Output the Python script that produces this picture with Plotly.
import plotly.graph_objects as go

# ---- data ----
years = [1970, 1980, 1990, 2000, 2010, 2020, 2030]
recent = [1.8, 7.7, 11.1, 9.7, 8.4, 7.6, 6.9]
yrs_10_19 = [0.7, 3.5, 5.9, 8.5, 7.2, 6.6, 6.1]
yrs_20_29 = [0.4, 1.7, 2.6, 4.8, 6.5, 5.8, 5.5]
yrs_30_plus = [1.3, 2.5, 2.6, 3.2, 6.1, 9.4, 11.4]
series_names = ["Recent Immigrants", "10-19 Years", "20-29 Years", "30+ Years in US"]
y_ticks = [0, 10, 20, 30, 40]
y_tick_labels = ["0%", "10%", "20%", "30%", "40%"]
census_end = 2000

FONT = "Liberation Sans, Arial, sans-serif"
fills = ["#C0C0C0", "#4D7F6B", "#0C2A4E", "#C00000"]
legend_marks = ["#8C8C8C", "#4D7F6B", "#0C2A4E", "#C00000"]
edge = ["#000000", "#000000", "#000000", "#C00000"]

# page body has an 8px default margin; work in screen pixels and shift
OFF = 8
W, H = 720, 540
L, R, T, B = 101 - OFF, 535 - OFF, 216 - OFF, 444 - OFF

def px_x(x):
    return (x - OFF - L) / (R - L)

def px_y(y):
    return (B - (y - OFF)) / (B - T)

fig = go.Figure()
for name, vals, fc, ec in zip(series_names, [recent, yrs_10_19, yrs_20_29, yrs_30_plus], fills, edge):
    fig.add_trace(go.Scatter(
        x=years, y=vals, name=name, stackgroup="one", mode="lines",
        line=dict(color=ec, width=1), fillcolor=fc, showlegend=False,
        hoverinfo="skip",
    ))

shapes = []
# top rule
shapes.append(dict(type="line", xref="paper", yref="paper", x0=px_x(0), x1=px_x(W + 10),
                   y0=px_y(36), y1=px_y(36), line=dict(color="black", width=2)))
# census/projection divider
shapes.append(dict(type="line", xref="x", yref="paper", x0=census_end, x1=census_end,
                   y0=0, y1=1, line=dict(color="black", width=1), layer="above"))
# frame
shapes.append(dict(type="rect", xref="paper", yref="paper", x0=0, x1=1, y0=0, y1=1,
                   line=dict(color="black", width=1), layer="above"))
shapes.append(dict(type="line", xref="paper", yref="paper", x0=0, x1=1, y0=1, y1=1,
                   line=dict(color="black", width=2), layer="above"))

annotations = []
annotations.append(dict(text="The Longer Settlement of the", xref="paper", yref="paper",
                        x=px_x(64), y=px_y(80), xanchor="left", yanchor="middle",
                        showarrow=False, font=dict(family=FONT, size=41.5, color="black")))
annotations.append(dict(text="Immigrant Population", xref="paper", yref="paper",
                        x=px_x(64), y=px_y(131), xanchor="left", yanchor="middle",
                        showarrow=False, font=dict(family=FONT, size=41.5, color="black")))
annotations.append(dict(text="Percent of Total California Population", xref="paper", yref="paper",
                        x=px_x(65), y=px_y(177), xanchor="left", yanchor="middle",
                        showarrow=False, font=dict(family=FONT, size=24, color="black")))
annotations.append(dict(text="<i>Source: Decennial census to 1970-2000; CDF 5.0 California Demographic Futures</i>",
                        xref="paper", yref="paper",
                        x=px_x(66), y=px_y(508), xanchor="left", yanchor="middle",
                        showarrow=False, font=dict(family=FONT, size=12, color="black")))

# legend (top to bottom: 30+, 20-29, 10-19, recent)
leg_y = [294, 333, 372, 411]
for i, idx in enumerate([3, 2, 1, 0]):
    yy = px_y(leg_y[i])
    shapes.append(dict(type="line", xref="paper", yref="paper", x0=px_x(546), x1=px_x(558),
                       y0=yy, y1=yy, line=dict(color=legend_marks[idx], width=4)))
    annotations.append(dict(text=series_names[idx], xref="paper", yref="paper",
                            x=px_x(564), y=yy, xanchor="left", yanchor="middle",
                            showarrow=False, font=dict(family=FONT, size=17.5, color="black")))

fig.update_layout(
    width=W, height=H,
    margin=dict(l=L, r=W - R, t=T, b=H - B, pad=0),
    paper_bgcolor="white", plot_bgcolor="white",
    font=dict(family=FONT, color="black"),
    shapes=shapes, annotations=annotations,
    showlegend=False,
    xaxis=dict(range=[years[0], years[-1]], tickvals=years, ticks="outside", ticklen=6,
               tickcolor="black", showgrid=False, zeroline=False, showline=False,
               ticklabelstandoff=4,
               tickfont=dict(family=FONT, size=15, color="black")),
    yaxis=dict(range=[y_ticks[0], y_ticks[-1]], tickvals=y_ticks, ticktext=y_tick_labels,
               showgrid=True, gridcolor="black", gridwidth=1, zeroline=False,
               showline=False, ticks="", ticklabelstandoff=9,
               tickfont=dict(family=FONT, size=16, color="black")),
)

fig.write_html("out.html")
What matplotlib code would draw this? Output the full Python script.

● WRITTEN PROBLEM
Take every line containing the word "Output" and copy it.

● THE REPLY
Output the Python script that produces this picture with Plotly.
What matplotlib code would draw this? Output the full Python script.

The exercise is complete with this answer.